Henry echoed his coach’s statement. “Every offseason for me, it was all about gaining weight. It was just gaining weight, and getting stronger every offseason. I think that’s helped me out a lot.”
A left-handed player that can knock down perimeter shots as well as play in the post, Henry’s game has drawn comparisons to NBA stars such as Tayshaun Prince and Lamar Odom, while this season he’s displayed numerous moments of stardom.
He was recognized as the Southeastern Conference Player of the Week during the week of Jan. 23 after averaging 18 points, 6.5 rebounds and two assists following a pair of Rebel wins against No. 15 Mississippi State and at Georgia. Back on Feb. 18, he produced 16 of his 18 points in the first half in the Rebels 77-62 loss at No. 1 Kentucky. And against South Carolina on Jan. 28, he connected on a three-pointer with 16.1 seconds remaining that lifted Ole Miss to a 66-62 home victory. Earlier in the season, after Ole Miss concluded play at the U.S. Virgin Islands Paradise Jam, Henry earned a spot on the five-member All-Tournament Team.

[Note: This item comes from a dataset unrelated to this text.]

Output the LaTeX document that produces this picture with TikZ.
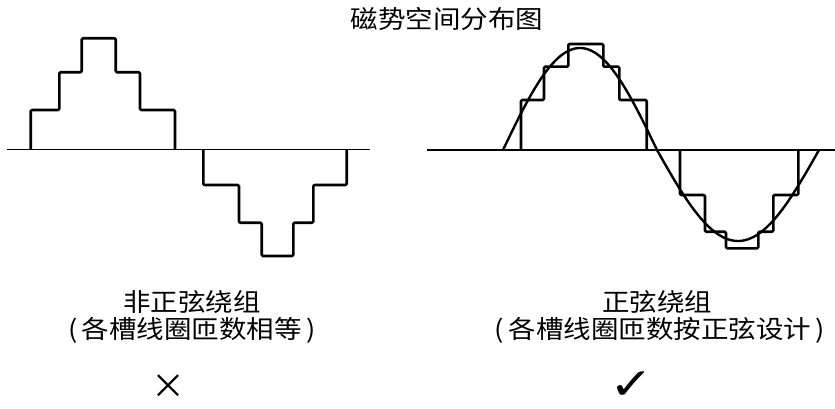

“He’s certainly a guy we’ve asked to provide leadership,” Kennedy said. “He’s got the most experience of anybody from our team. He’s one of only two seniors, and the only guy that’s been in our program now for four years. So more than anybody, he has a better understanding of what it takes on a day-to-day basis to be successful at this level.”
Williams added, “I’ve seen great improvement in him being more outspoken. This year, he and myself felt like we had to step up and be more vocal. Terrance has come a long way, and this year he’s made great strides in becoming a better leader.”
This Saturday marks senior day at the Tad Pad, and for Henry he believes the day will have a bittersweet taste to it. His family will be in attendance for the occasion and Henry admitted that it will be a very emotional day.
“He’s like a brother,” Williams said. “He got me here from where I was (Indiana). We connected. I knew him before I came to Ole Miss. I’d seen him at a couple camps and we played on the same team at the (Top 100) NBA Camp in high school, so I got to know him there. Ever since I got here, he’s been like a brother to me. We’re going to really miss him.”
The Rebels are currently riding a two-game win streak and with postseason play possibly looming ahead, Henry is determined to do all he can to extend his collegiate career.
“I set a bunch of goals,” he said. “I set the bar high for everything I do because that’s just how I am. Some goals I haven’t reached and some I have. But I’m still fighting for a couple of those goals now.”
In May, Henry will graduate with a degree in criminal justice and begin planning the next step of his journey. He hopes the journey will lead him to a professional playing career either in the NBA or overseas. When asked how he’d like to be remembered and portrayed by the Ole Miss community, Henry simply answered, “As a hard working guy, who never gave up or quit.”
“I think Terrance certainly is going to have opportunities,” Kennedy said. “He’s got the physical abilities to continue to play this game after college. When, and where, and how long, that’s completely up to him.”
Williams is confident his teammate and friend will be making a living playing somewhere.
“Terrance is just a good guy,” Williams said. “He always plays hard and he’d be special on anyone’s team.”
For the Ole Miss basketball program, T-Henry has been just that.